What this also means is you will be able to use the Internet on your local device as if you were at the VPN’s location, which means you will be able to access geo-blocked websites and the such.
When you surf the internet while connected to a VPN, your device contacts the website through the encrypted VPN connection. This means that people cannot intercept and steal your information, or governments cannot log information about your online habits.
The VPN will forward any requests from you to the website you are accessing, and then forwards the response from the website back through the secure connection. This means if you are using a USA-based VPN to access Netflix for instances, Netflix will see your connection as coming the within the USA – unlocking additional content which would not be available in Australia due to region locking.
Uses for VPNs (Thanks to HowToGeek.com)
VPNs are a fairly simple tool, but they can be used to do a wide variety of things:
- Access a Business Network While Travelling: VPNs are frequently used by business travellers to access their business’ network, including all its local network resources, while on the road. The local resources don’t have to be exposed directly to the Internet, which increases security.
- Access Your Home Network While Travelling: You can also set up your own VPN to access your own network while travelling. This will allow you to access a Windows Remote Desktop over the Internet, use local file shares, and play games over the Internet as if you were on the same LAN (local area network).
- Hide Your Browsing Activity From Your Local Network and ISP: If you’re using a public Wi-Fi connection, your browsing activity on non-HTTPS websites is visible to everyone neraby, if they know how to look. If you want to hide your browsing activity for a bit more privacy, you can connect to a VPN. The local network will only see a single, secure VPN connection.
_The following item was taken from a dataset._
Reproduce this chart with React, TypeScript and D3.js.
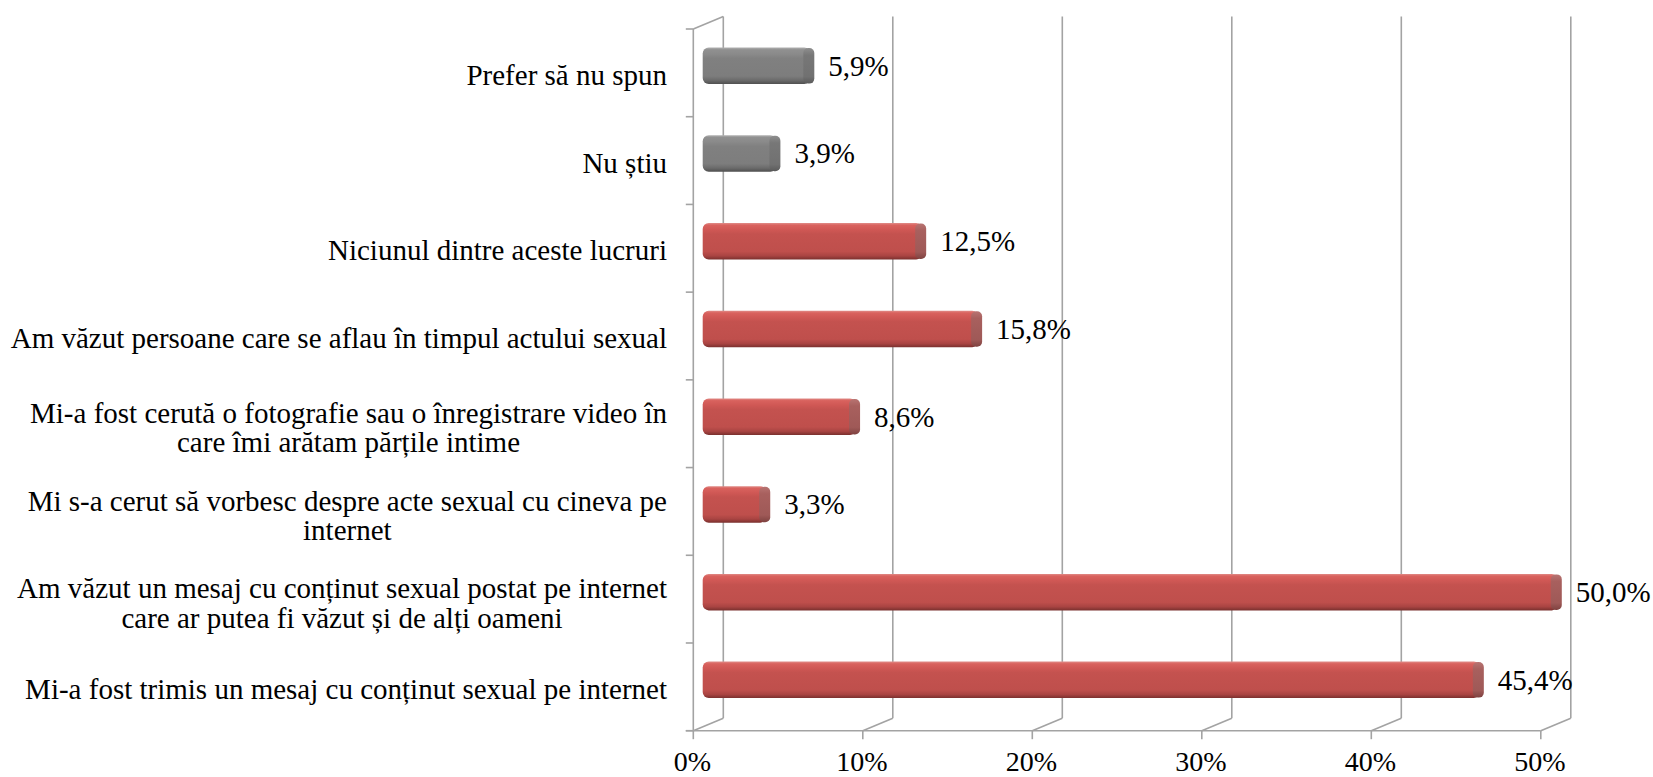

All the other traffic will travel over the VPN connection. While this can be used to bypass connection-monitoring by your Internet service provider, bear in mind that VPN providers may opt to log the traffic on their ends.
- Access Geo-Blocked Websites: Whether you’re an American trying to access your Netflix account while travelling out of the country or you wish you could use American media sites like Netflix, Pandora, and Hulu, you’ll be able to access these region-restricted services if you connect to a VPN located in the USA.
- Bypass Internet Censorship: Many Chinese people use VPNs to get around the Great Firewall of China and gain access to the entire Internet. (However, the Great Firewall has apparently started interfering with VPNs recently.)
- Downloading Files: Yes, let’s be honest – many people use VPN connections to download files via BitTorrent. This can actually be useful even if you’re downloading completely legal torrents – if your ISP is throttling BitTorrent and making it extremely slow, you can use BitTorrent on a VPN to get faster speeds. The same is true for other types of traffic your ISP might interfere with (unless they interfere with VPN traffic itself.)